Degrading performance over time

I’m testing MongoDB performance through a in house platform and seeing how various metrics are affected, both when doing “unreasonable much” work, as well as the workload we expect. I’m looking at:

  • CPU usage, memory usage, HD R/W, mongostat metrics

The work being done for this particular case is a large amount of single inserts into a time series for MongoDB 5. In the order of 5000 to 20000 per second.

If I overwork it, it quickly goes sour and I see CPU 100% on all cores. Even here I’m not quite sure what it is doing that causes CPU to be the bottleneck? Anyways, If I instead do a “reasonable to heavy” amount of work, I can see it starting out fine.

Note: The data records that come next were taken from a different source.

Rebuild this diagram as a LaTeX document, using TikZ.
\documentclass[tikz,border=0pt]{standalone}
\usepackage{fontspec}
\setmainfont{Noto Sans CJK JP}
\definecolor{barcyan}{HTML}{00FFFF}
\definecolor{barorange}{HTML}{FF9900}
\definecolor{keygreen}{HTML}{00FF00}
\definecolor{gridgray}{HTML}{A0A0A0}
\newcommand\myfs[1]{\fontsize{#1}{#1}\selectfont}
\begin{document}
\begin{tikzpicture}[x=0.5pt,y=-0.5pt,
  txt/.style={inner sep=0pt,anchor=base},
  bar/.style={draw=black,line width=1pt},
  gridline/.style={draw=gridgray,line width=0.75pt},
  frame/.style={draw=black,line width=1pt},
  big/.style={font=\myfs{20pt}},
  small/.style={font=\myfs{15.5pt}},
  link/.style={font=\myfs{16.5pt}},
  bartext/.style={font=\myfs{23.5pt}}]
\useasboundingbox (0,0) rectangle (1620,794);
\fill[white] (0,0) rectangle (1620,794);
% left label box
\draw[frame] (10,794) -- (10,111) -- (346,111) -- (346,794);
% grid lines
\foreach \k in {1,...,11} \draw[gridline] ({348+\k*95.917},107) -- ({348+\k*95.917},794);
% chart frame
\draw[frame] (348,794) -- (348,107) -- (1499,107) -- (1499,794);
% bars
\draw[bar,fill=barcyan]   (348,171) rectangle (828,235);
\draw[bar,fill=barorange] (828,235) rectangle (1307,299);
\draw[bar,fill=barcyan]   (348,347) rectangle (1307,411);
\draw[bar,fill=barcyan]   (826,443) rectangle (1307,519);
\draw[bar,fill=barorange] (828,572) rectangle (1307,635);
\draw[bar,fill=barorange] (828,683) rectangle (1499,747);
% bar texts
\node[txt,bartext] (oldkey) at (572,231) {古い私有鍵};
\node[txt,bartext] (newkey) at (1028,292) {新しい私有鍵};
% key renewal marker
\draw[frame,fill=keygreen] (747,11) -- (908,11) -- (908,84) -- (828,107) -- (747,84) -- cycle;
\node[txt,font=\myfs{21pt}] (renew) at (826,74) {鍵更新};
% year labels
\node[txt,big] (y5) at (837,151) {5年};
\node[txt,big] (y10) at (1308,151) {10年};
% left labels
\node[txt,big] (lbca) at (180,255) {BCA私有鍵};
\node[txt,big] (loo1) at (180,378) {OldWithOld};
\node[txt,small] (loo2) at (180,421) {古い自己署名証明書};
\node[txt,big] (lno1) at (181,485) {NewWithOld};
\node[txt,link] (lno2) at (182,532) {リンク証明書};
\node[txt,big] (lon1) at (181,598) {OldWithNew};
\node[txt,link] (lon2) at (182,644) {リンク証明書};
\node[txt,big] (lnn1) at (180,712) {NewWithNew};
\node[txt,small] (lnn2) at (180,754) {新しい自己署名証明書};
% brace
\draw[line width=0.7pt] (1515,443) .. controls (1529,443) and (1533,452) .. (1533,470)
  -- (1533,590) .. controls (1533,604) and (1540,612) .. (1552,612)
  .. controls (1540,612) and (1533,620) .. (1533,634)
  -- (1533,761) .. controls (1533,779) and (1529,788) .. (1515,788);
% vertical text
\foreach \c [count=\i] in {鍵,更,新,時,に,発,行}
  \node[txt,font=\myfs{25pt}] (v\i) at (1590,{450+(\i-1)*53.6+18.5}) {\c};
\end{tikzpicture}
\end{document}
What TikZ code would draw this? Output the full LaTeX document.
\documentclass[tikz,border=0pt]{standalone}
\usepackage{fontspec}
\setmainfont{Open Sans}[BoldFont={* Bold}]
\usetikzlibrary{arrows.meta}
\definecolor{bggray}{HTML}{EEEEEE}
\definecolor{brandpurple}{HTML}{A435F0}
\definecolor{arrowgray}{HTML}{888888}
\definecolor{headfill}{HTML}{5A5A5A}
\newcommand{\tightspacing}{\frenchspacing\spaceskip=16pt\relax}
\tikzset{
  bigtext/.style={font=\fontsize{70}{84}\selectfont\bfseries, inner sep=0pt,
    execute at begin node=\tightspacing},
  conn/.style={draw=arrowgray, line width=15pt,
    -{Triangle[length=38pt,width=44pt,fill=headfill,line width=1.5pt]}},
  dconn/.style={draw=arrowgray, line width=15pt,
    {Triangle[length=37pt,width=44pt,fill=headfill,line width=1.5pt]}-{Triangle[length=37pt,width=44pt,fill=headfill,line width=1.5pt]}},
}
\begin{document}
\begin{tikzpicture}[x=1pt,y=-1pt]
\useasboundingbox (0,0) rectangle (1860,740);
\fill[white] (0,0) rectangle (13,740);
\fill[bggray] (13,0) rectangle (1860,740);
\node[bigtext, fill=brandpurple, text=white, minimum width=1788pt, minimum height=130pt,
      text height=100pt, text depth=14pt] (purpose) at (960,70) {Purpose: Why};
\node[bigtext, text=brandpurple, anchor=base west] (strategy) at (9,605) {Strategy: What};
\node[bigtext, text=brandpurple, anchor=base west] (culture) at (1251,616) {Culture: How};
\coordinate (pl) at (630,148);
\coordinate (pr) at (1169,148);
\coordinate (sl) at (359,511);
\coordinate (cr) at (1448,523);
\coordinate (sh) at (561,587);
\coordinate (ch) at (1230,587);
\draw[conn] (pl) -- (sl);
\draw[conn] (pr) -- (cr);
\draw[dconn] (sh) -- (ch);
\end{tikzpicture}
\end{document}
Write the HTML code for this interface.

  1. I start out seeing about half memory used. Medium+ CPU utilization across all cores. HD W in the 50-80M/s range. Dirty in mongostat is seen rising. Requests seem to be doing ~10 000 per second in mongostat. Lots of mongod processes in htop, with one doing most of the CPU work.
  2. After a while things go sour. CPU usage goes 100% on every core. Dirty has grown to around 5% (perhaps slightly below) in mongostat. One mongod process is doing 500% CPU usage (8 cores). HD W seems fine. net_in has remained stable at about 2.5m per second. Memory usage is perhaps up slightly, but not really much.

Why is it that the CPU usage goes through the roof (I would perhaps think it would be memory or HD W)? What can I do to mitigate this? This is a test where my machine doesn’t represent the production hardware, but I want to see good results.

Please do clarify if there is some is some other metric I should be watching.